Coroutines in C

Suppose that in C, you wish to implement a recursive descent parser with the following requirements:

In other words, a non-blocking parser which must rely on a non-blocking lexer which receives some input stream (from the network, say.)

A classic “pull” parser is typically structured something like this:

        def parse():
          until EOF:
            token := get_token()
            parsing logic

In this model the state of the parser is partially or wholly encoded into the call stack. get_token must block if input is not yet available. If get_token is non-blocking, and returns an error code when input is not yet available, how should the parser proceed? It cannot return, because to do so would destroy the current state of the parser. Thus this approach appears fundamentally ill-suited to non-blocking semantics.

One approach that suggests itself is to implement some sort of abstract machine which accomplishes the parsing task, and whose execution is moderated by C code. This is approximately the approach used by common parser generators such as bison; appropriate tables are generated, and these tables are processed by an execution rule to accomplish parsing.

Because the state of the parser in this case is entirely explicit (declared variables representing the machine state) instead of partially implicit (the C call stack), the execution rule can be designed to interrupt execution at any time and return control to its caller. A parser can thus be designed to pause its execution when it runs out of tokens, such that it can be resumed at a later time when more tokens are available. The parser caller retains control of the call stack. This approach is offered by bison's “push” API, which is possible in the first place because of bison's table-driven approach.

However, this solution merely avoids the use of a recursive descent parser, and so only begs the question as to how to combine the recursive descent method with non-blocking semantics.

The use of table-based parsers demonstrates the flexibility of defining an abstract machine; one could, for example, define a virtual machine, and implement a parser using recursive descent in a language targeting that machine. The machine would be interpreted and thus all state would be explicit and thus under control of C code. But this is an absurd amount of effort, and all but requires that you already have a functioning parser for some language. This approach is likely to collapse under its own severe weight.

What is really wanted here is a way to convert the implicit state of the C call stack into an explicit state, so that it can be saved and restored arbitrarily. The most direct solution to this problem would be to obtain some way to create multiple C stacks and switch between them; essentially, a coroutine facility.

Simon Tatham shows that Duff's device can be used to implement a limited form of coroutines. But these are not really sufficient for a recursive-descent parser, because this technique only allows the restoration of the point of execution within a single function, rather than an entire chain of function calls and their points of execution within.
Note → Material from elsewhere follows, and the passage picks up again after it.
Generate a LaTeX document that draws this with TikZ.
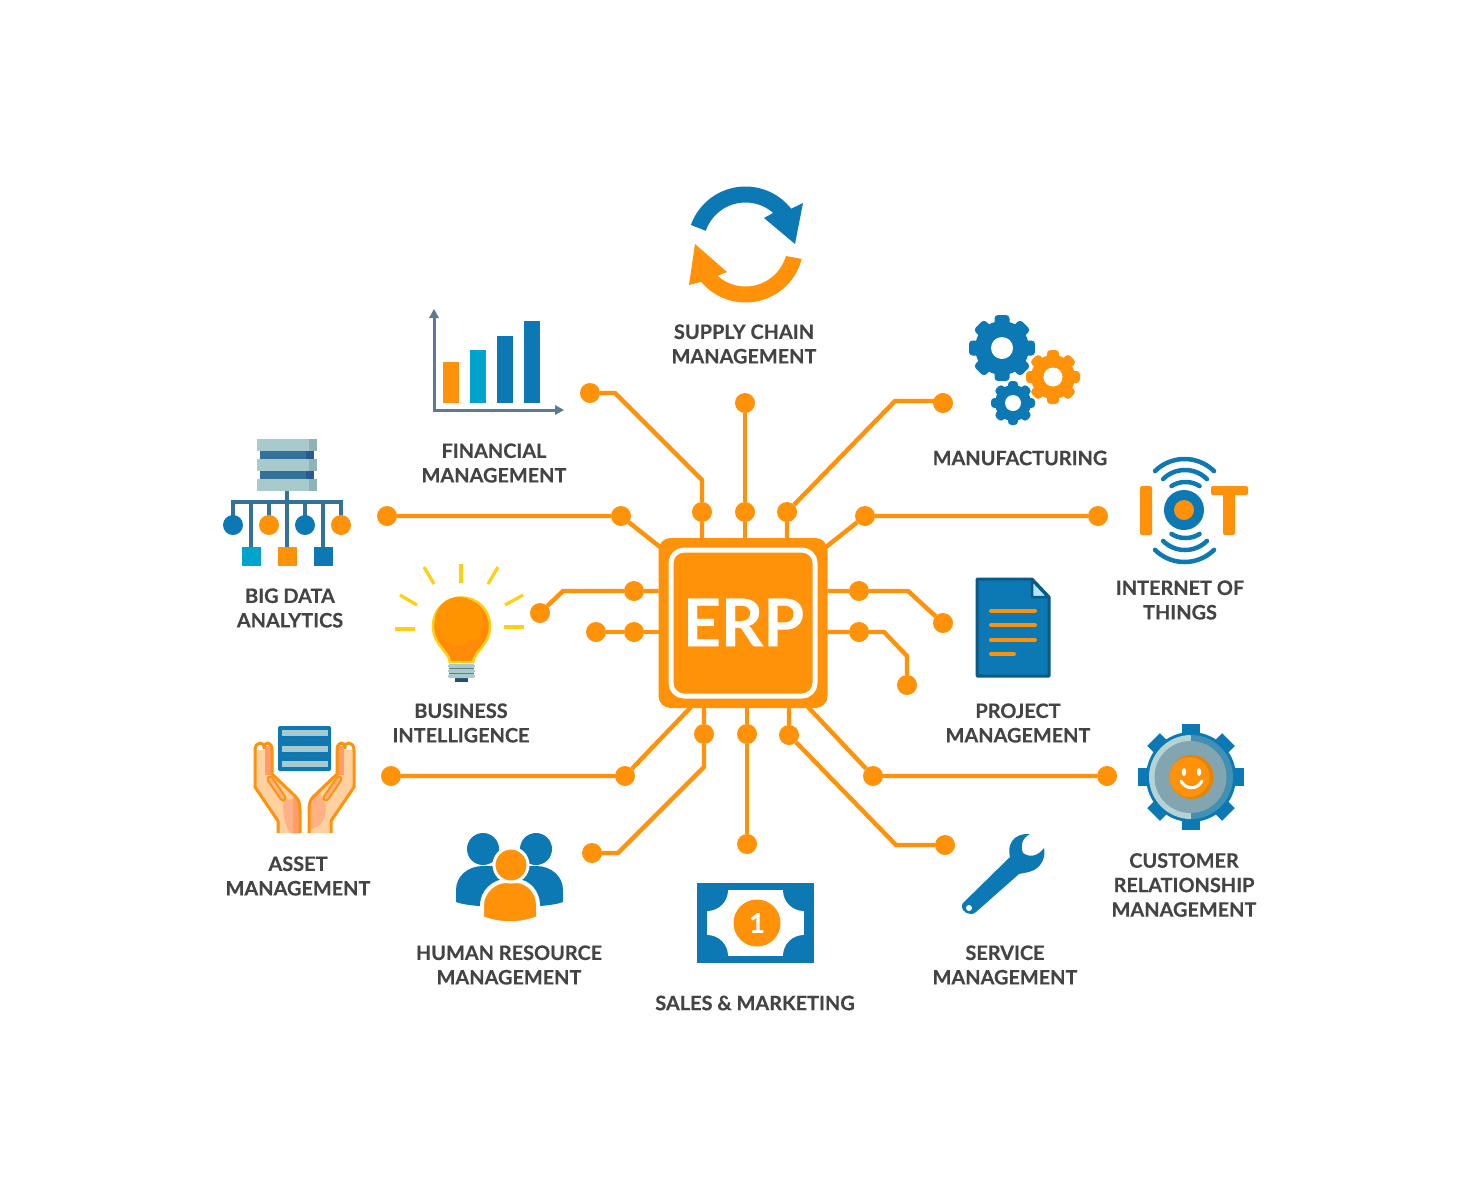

Thus this technique offers only a subset of the functionality a complete coroutine facility would.

What is desired here is a complete coroutine system for C. Googling “C coroutines” reveals an array of solutions, but the common strategy seems clear, consisting of the development of the following functions:

Surprisingly, it turns out that POSIX provides for such functionality, via the functions makecontext(3), getcontext(2) and setcontext(2). These three functions are sufficient to implement coroutines in C. The swapcontext(3) function is also offered, which conveniently combines the functions of getcontext(2) and setcontext(2).

This is only half the story, of course, since this does not offer a solution for Windows. But it turns out Windows also offers its own coroutine facility, in the form of “Fibers”.

makecontext(3)POSIXmakecontext(3) swapcontext(3)
FibersWindowsCreateFiber SwitchToFiber

The remaining concern is that there might be some form of impedence discontinuity between the two mechanisms. Perhaps most famously, process creation on POSIX systems is built upon fork(2), which duplicates a process; whereas Windows has no facility to duplicate a process and all processes are created separately of one another. Can makecontext(3) and the Fibers API be unified in a reasonable manner?

Using the makecontext(3) API is straightforward. The Fiber API is a little more quirky. First, the current thread must be primed for use with fibers using the confusingly named ConvertThreadToFiber call. (CreateFirstFiber might have been a better name.) The first fiber is created and a handle to it is returned. Additional fibers are then created via CreateFiber, which is similar to makecontext(3), except that you do not allocate the stack yourself. A fiber is scheduled using SwitchToFiber, which is similar to swapcontext(3). Unlike the makecontext(3) functions, you do not need to manage context structures yourself.

Curious as to how Fibers are implemented? See the ReactOS source code for a rough idea. It's pretty much exactly what you would expect — a “fiber” structure is used to contain the CPU context, a stack is allocated in the same way as in CreateThread, and NtCurrentTeb is used to obtain certain context information. SwitchToFiber is implemented using assembly in i386/fiber.S.

Wikipedia lists a variety of coroutine implementations for C and C++. Some use the above methods and automatically abstract the use of makecontext(3)/Fibers on different platforms. Others appear to try and guess the structure of jmp_buf at runtime and rig setjmp/longjmp to perform context switching.

Boost Coroutine and its companion Boost Context have recently been released. The API is rather ugly — I think a C API would have been more elegant for this sort of thing — but the library otherwise looks promising.